§ **Data section**:
------------------------------
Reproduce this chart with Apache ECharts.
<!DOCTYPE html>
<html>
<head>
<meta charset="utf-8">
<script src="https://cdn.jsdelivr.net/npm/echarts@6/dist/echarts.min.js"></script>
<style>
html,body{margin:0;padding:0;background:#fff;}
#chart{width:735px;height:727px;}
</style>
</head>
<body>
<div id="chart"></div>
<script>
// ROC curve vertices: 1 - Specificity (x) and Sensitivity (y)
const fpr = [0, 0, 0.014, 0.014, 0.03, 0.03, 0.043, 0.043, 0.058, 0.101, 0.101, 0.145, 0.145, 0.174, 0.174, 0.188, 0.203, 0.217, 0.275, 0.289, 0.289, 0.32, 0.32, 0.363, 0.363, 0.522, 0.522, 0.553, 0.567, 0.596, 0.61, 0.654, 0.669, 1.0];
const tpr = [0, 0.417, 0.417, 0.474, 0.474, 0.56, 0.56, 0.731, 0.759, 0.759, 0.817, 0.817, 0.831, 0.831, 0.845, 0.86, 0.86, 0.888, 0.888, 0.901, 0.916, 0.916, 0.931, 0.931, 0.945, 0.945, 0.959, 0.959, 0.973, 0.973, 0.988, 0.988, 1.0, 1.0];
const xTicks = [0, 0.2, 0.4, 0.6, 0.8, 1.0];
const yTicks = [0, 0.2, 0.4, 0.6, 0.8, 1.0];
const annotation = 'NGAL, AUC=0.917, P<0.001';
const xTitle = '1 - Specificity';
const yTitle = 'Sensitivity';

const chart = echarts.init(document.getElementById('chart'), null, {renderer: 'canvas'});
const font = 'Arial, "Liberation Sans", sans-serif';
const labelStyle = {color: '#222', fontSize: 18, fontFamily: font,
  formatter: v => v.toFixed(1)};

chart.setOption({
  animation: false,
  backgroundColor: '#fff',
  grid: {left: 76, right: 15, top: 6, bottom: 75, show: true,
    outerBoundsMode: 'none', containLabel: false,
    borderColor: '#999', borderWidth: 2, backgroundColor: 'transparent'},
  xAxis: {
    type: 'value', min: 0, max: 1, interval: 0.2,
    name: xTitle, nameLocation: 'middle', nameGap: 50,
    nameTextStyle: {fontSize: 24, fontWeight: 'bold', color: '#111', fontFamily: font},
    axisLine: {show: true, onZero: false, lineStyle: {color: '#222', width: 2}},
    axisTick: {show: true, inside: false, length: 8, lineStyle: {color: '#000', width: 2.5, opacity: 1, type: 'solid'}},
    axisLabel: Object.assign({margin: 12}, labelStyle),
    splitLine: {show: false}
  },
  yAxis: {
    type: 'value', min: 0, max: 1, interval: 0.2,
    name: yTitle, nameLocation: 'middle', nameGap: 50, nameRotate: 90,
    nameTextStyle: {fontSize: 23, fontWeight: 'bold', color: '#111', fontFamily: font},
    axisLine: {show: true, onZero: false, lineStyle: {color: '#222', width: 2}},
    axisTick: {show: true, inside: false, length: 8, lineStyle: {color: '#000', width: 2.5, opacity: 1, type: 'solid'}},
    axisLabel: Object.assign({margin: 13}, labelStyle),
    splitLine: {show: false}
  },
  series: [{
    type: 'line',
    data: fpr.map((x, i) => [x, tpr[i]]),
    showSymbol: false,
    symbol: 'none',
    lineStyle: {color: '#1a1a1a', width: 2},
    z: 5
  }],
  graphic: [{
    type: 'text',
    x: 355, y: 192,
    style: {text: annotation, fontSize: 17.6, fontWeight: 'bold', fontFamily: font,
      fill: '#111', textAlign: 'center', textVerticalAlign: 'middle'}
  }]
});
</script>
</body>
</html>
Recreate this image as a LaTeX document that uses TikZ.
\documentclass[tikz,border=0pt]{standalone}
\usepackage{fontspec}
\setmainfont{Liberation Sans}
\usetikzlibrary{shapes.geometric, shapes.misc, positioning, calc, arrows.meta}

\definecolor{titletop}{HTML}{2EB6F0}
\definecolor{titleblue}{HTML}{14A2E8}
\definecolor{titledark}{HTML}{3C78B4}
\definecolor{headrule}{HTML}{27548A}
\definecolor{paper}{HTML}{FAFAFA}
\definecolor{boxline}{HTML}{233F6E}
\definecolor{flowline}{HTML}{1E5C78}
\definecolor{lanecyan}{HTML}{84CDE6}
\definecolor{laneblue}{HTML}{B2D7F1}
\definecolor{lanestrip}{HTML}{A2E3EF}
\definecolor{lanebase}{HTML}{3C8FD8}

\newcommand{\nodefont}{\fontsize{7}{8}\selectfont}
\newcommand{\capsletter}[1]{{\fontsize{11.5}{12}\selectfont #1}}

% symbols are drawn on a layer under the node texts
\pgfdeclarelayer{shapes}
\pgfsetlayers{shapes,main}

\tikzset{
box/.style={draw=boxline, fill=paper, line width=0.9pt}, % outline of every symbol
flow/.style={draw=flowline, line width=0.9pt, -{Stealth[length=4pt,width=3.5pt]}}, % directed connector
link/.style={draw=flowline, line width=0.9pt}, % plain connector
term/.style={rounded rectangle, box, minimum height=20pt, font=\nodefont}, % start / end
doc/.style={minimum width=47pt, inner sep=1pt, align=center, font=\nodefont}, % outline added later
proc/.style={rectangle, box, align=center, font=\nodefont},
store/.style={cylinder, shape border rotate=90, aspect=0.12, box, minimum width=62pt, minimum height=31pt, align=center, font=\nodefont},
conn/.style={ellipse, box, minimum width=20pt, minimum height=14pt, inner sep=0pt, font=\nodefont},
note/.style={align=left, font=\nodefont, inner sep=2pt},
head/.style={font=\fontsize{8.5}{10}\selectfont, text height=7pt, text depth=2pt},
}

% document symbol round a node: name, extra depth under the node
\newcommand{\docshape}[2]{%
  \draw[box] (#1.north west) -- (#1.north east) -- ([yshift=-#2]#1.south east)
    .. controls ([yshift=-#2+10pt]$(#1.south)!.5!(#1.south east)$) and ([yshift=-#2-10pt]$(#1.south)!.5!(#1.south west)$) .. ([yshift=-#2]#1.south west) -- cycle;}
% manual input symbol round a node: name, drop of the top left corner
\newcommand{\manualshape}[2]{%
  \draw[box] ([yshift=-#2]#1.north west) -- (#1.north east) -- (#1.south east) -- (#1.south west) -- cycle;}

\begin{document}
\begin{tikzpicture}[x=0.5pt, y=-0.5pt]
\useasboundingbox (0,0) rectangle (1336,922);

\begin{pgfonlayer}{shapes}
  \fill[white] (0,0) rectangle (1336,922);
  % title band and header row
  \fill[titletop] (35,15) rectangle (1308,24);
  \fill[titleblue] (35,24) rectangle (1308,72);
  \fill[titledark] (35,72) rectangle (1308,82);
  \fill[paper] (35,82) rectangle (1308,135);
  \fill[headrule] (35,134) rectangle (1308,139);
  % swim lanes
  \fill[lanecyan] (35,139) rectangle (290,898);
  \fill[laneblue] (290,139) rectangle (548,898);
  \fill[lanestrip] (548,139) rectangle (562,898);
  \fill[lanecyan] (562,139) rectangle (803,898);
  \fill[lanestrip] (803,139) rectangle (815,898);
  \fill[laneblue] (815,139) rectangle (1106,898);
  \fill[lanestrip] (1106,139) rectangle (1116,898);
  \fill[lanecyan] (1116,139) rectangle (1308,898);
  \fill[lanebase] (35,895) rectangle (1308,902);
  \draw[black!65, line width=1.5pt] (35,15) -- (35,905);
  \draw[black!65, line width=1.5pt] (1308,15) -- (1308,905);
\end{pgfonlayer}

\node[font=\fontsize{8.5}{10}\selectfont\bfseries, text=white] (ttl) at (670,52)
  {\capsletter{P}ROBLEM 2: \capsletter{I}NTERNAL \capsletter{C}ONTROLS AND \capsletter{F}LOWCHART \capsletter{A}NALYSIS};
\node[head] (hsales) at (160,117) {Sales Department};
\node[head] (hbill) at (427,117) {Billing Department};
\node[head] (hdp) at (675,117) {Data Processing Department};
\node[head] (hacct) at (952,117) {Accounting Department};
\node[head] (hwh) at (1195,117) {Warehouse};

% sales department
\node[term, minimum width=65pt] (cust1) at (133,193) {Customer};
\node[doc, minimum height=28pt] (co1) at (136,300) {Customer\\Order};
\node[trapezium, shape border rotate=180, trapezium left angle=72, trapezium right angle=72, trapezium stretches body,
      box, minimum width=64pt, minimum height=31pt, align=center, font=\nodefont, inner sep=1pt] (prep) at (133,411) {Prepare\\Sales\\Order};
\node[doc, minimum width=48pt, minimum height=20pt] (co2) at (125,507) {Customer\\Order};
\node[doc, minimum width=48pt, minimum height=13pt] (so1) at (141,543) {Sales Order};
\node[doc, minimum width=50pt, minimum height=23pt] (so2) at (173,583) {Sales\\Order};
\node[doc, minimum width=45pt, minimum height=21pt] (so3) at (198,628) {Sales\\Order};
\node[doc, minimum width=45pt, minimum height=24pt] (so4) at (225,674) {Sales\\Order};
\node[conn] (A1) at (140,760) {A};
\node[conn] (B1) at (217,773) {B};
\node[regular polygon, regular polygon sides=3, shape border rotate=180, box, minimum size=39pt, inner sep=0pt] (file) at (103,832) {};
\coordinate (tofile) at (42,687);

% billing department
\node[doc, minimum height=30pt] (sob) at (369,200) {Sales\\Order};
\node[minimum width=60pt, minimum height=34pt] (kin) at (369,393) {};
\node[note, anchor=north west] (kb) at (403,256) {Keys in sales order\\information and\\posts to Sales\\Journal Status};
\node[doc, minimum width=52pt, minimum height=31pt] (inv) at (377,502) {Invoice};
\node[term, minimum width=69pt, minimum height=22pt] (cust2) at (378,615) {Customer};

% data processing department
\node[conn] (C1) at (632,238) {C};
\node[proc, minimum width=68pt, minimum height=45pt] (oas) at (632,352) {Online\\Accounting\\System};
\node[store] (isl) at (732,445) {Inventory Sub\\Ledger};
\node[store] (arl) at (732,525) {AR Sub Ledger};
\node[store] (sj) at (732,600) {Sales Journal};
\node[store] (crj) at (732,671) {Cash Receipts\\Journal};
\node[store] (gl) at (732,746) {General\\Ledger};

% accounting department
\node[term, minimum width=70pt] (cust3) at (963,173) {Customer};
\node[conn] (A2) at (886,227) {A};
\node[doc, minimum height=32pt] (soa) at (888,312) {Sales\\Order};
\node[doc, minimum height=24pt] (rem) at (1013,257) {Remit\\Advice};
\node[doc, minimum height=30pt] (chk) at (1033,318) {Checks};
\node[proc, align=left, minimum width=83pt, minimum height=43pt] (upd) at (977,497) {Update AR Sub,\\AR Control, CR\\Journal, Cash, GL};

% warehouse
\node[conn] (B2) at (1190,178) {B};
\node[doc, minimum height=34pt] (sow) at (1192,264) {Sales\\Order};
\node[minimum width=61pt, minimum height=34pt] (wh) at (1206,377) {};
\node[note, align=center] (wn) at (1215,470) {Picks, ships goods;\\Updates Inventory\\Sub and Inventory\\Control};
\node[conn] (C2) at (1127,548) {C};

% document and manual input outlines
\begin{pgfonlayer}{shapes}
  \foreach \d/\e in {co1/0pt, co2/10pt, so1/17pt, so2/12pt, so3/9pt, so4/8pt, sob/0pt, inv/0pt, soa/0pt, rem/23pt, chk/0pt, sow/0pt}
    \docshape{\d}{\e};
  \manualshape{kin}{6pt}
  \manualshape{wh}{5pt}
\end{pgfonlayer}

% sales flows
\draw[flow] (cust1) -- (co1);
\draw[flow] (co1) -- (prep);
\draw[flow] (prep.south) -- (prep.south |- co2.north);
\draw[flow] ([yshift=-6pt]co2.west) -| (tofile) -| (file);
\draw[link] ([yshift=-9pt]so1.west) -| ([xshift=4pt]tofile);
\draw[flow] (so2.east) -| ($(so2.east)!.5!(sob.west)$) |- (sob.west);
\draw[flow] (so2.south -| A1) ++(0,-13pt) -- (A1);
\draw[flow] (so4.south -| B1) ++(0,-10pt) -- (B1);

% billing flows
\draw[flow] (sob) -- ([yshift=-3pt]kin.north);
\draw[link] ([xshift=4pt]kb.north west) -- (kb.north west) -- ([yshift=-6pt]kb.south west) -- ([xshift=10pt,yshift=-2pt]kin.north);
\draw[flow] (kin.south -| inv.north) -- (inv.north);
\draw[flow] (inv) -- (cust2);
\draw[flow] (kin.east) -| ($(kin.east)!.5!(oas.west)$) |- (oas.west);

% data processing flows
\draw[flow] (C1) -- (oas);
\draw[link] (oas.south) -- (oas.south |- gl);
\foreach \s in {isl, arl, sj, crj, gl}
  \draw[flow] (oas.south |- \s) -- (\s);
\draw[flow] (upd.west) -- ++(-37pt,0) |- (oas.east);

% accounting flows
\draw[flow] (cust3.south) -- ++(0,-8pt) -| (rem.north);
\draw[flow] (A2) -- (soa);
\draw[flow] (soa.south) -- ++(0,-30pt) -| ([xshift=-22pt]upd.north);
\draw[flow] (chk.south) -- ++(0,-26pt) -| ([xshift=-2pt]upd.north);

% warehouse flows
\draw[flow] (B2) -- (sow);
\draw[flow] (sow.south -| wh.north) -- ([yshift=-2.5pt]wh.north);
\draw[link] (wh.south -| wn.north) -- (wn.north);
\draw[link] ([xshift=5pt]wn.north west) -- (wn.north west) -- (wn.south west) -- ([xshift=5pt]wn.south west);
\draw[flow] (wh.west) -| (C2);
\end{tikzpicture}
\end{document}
------------------------------
§ **Request**: Please print exactly what appears from the first line of the data through the line with "formatter: v =>", including both of those lines and nothing past them.

§ **Solution to this problem**:
Reproduce this chart with Apache ECharts.
<!DOCTYPE html>
<html>
<head>
<meta charset="utf-8">
<script src="https://cdn.jsdelivr.net/npm/echarts@6/dist/echarts.min.js"></script>
<style>
html,body{margin:0;padding:0;background:#fff;}
#chart{width:735px;height:727px;}
</style>
</head>
<body>
<div id="chart"></div>
<script>
// ROC curve vertices: 1 - Specificity (x) and Sensitivity (y)
const fpr = [0, 0, 0.014, 0.014, 0.03, 0.03, 0.043, 0.043, 0.058, 0.101, 0.101, 0.145, 0.145, 0.174, 0.174, 0.188, 0.203, 0.217, 0.275, 0.289, 0.289, 0.32, 0.32, 0.363, 0.363, 0.522, 0.522, 0.553, 0.567, 0.596, 0.61, 0.654, 0.669, 1.0];
const tpr = [0, 0.417, 0.417, 0.474, 0.474, 0.56, 0.56, 0.731, 0.759, 0.759, 0.817, 0.817, 0.831, 0.831, 0.845, 0.86, 0.86, 0.888, 0.888, 0.901, 0.916, 0.916, 0.931, 0.931, 0.945, 0.945, 0.959, 0.959, 0.973, 0.973, 0.988, 0.988, 1.0, 1.0];
const xTicks = [0, 0.2, 0.4, 0.6, 0.8, 1.0];
const yTicks = [0, 0.2, 0.4, 0.6, 0.8, 1.0];
const annotation = 'NGAL, AUC=0.917, P<0.001';
const xTitle = '1 - Specificity';
const yTitle = 'Sensitivity';

const chart = echarts.init(document.getElementById('chart'), null, {renderer: 'canvas'});
const font = 'Arial, "Liberation Sans", sans-serif';
const labelStyle = {color: '#222', fontSize: 18, fontFamily: font,
  formatter: v => v.toFixed(1)};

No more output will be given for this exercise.